== COLLECTED DATA
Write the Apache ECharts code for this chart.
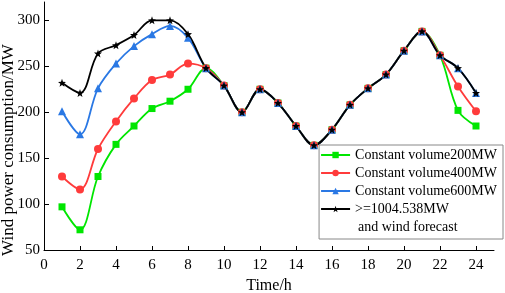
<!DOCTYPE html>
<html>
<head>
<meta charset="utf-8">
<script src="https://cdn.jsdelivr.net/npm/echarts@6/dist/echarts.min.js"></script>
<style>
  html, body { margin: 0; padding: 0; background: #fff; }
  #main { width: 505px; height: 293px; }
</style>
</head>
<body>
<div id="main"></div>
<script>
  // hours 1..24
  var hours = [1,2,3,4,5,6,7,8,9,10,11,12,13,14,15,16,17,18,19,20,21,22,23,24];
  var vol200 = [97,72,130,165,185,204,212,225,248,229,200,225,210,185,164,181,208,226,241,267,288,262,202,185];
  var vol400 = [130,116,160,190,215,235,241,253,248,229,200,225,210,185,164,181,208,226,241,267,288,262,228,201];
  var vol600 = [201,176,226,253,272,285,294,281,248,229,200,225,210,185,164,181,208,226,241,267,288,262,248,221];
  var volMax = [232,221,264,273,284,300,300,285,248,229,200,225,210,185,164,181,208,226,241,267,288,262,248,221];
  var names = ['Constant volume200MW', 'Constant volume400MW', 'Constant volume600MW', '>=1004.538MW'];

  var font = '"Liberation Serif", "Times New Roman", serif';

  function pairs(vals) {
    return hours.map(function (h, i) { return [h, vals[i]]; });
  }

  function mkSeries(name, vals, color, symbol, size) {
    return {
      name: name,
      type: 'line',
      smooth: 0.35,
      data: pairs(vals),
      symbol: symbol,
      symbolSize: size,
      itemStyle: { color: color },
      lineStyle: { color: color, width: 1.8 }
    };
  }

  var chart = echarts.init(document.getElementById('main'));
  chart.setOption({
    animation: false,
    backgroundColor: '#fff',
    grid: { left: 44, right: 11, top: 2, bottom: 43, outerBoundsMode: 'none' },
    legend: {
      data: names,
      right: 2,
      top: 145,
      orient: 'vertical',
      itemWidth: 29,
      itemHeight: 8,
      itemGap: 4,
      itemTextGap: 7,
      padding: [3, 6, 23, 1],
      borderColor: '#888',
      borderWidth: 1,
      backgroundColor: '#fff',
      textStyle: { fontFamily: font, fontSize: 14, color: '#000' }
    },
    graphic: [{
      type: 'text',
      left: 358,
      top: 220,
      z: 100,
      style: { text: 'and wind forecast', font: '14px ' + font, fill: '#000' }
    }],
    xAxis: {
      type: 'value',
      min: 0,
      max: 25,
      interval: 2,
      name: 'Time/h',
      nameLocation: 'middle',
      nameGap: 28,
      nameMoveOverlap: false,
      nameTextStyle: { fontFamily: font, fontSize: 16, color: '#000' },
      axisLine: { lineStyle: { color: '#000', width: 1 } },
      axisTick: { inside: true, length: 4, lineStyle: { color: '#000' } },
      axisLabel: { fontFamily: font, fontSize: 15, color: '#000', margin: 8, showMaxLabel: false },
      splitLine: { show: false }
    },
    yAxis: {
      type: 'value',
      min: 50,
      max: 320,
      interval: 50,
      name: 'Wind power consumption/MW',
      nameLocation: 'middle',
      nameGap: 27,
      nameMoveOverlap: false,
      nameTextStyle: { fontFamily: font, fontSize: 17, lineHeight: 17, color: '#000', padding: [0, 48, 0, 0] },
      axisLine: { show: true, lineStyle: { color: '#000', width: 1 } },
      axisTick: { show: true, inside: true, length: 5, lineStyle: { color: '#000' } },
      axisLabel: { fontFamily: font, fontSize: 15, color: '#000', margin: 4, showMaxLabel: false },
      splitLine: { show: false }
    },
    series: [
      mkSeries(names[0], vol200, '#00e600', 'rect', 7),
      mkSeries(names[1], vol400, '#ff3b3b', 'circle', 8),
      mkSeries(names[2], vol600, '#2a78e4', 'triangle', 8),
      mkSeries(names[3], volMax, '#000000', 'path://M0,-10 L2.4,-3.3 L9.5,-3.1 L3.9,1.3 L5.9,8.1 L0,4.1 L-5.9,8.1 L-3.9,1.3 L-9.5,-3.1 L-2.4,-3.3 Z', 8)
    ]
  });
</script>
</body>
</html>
====
=== THE EXERCISE ===
In your copy of the listing above, reproduce each line exactly and omit all pictures.

=== OUTPUT BELOW ===
Write the Apache ECharts code for this chart.
<!DOCTYPE html>
<html>
<head>
<meta charset="utf-8">
<script src="https://cdn.jsdelivr.net/npm/echarts@6/dist/echarts.min.js"></script>
<style>
  html, body { margin: 0; padding: 0; background: #fff; }
  #main { width: 505px; height: 293px; }
</style>
</head>
<body>
<div id="main"></div>
<script>
  // hours 1..24
  var hours = [1,2,3,4,5,6,7,8,9,10,11,12,13,14,15,16,17,18,19,20,21,22,23,24];
  var vol200 = [97,72,130,165,185,204,212,225,248,229,200,225,210,185,164,181,208,226,241,267,288,262,202,185];
  var vol400 = [130,116,160,190,215,235,241,253,248,229,200,225,210,185,164,181,208,226,241,267,288,262,228,201];
  var vol600 = [201,176,226,253,272,285,294,281,248,229,200,225,210,185,164,181,208,226,241,267,288,262,248,221];
  var volMax = [232,221,264,273,284,300,300,285,248,229,200,225,210,185,164,181,208,226,241,267,288,262,248,221];
  var names = ['Constant volume200MW', 'Constant volume400MW', 'Constant volume600MW', '>=1004.538MW'];

  var font = '"Liberation Serif", "Times New Roman", serif';

  function pairs(vals) {
    return hours.map(function (h, i) { return [h, vals[i]]; });
  }

  function mkSeries(name, vals, color, symbol, size) {
    return {
      name: name,
      type: 'line',
      smooth: 0.35,
      data: pairs(vals),
      symbol: symbol,
      symbolSize: size,
      itemStyle: { color: color },
      lineStyle: { color: color, width: 1.8 }
    };
  }

  var chart = echarts.init(document.getElementById('main'));
  chart.setOption({
    animation: false,
    backgroundColor: '#fff',
    grid: { left: 44, right: 11, top: 2, bottom: 43, outerBoundsMode: 'none' },
    legend: {
      data: names,
      right: 2,
      top: 145,
      orient: 'vertical',
      itemWidth: 29,
      itemHeight: 8,
      itemGap: 4,
      itemTextGap: 7,
      padding: [3, 6, 23, 1],
      borderColor: '#888',
      borderWidth: 1,
      backgroundColor: '#fff',
      textStyle: { fontFamily: font, fontSize: 14, color: '#000' }
    },
    graphic: [{
      type: 'text',
      left: 358,
      top: 220,
      z: 100,
      style: { text: 'and wind forecast', font: '14px ' + font, fill: '#000' }
    }],
    xAxis: {
      type: 'value',
      min: 0,
      max: 25,
      interval: 2,
      name: 'Time/h',
      nameLocation: 'middle',
      nameGap: 28,
      nameMoveOverlap: false,
      nameTextStyle: { fontFamily: font, fontSize: 16, color: '#000' },
      axisLine: { lineStyle: { color: '#000', width: 1 } },
      axisTick: { inside: true, length: 4, lineStyle: { color: '#000' } },
      axisLabel: { fontFamily: font, fontSize: 15, color: '#000', margin: 8, showMaxLabel: false },
      splitLine: { show: false }
    },
    yAxis: {
      type: 'value',
      min: 50,
      max: 320,
      interval: 50,
      name: 'Wind power consumption/MW',
      nameLocation: 'middle',
      nameGap: 27,
      nameMoveOverlap: false,
      nameTextStyle: { fontFamily: font, fontSize: 17, lineHeight: 17, color: '#000', padding: [0, 48, 0, 0] },
      axisLine: { show: true, lineStyle: { color: '#000', width: 1 } },
      axisTick: { show: true, inside: true, length: 5, lineStyle: { color: '#000' } },
      axisLabel: { fontFamily: font, fontSize: 15, color: '#000', margin: 4, showMaxLabel: false },
      splitLine: { show: false }
    },
    series: [
      mkSeries(names[0], vol200, '#00e600', 'rect', 7),
      mkSeries(names[1], vol400, '#ff3b3b', 'circle', 8),
      mkSeries(names[2], vol600, '#2a78e4', 'triangle', 8),
      mkSeries(names[3], volMax, '#000000', 'path://M0,-10 L2.4,-3.3 L9.5,-3.1 L3.9,1.3 L5.9,8.1 L0,4.1 L-5.9,8.1 L-3.9,1.3 L-9.5,-3.1 L-2.4,-3.3 Z', 8)
    ]
  });
</script>
</body>
</html>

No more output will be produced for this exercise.